----- Raw data

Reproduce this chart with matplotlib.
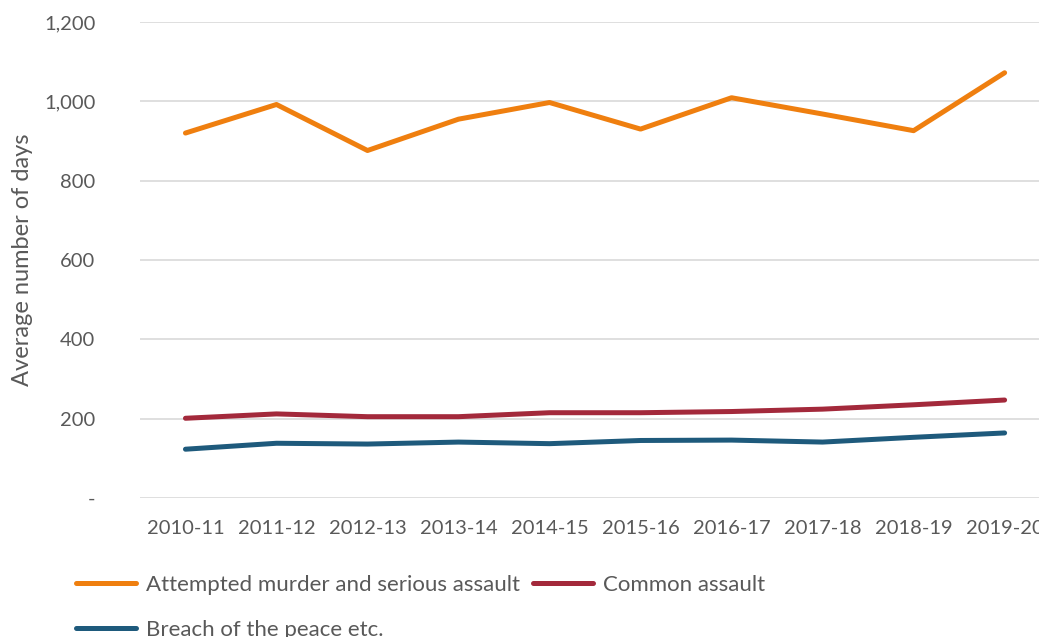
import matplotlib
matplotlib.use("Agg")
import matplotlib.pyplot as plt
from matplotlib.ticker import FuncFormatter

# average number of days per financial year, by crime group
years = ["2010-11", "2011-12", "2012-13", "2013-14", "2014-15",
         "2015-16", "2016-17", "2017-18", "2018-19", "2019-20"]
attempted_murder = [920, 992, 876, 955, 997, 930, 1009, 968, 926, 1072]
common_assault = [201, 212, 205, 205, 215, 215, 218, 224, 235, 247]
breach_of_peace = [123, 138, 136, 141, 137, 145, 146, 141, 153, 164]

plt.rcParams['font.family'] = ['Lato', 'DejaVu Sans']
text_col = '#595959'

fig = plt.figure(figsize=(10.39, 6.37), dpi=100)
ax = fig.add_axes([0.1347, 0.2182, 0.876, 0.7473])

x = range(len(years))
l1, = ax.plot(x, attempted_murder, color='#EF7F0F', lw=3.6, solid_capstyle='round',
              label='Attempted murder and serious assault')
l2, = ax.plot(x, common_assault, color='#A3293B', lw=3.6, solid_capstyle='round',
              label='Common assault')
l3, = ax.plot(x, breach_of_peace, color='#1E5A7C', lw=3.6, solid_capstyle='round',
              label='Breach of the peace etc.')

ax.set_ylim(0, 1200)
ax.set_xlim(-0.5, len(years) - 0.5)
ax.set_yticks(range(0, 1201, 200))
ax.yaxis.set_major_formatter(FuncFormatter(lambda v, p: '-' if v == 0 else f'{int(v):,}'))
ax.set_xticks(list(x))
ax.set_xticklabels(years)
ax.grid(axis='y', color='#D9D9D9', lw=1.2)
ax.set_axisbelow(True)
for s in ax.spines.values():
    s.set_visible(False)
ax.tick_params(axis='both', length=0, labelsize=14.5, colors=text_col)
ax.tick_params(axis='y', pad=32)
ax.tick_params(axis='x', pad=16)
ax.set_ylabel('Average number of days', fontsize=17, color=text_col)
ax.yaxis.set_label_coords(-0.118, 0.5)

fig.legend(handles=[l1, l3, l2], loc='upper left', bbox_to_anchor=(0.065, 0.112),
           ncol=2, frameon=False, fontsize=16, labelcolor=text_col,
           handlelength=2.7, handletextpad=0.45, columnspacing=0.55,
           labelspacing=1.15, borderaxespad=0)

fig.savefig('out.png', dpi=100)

----------

Description of the task = Please quote the lines of the material, beginning with the first and ending with the one that contains "from matplotlib.ticker import FuncFormatter", exactly as written and without any pictures.

Complete output =
Reproduce this chart with matplotlib.
import matplotlib
matplotlib.use("Agg")
import matplotlib.pyplot as plt
from matplotlib.ticker import FuncFormatter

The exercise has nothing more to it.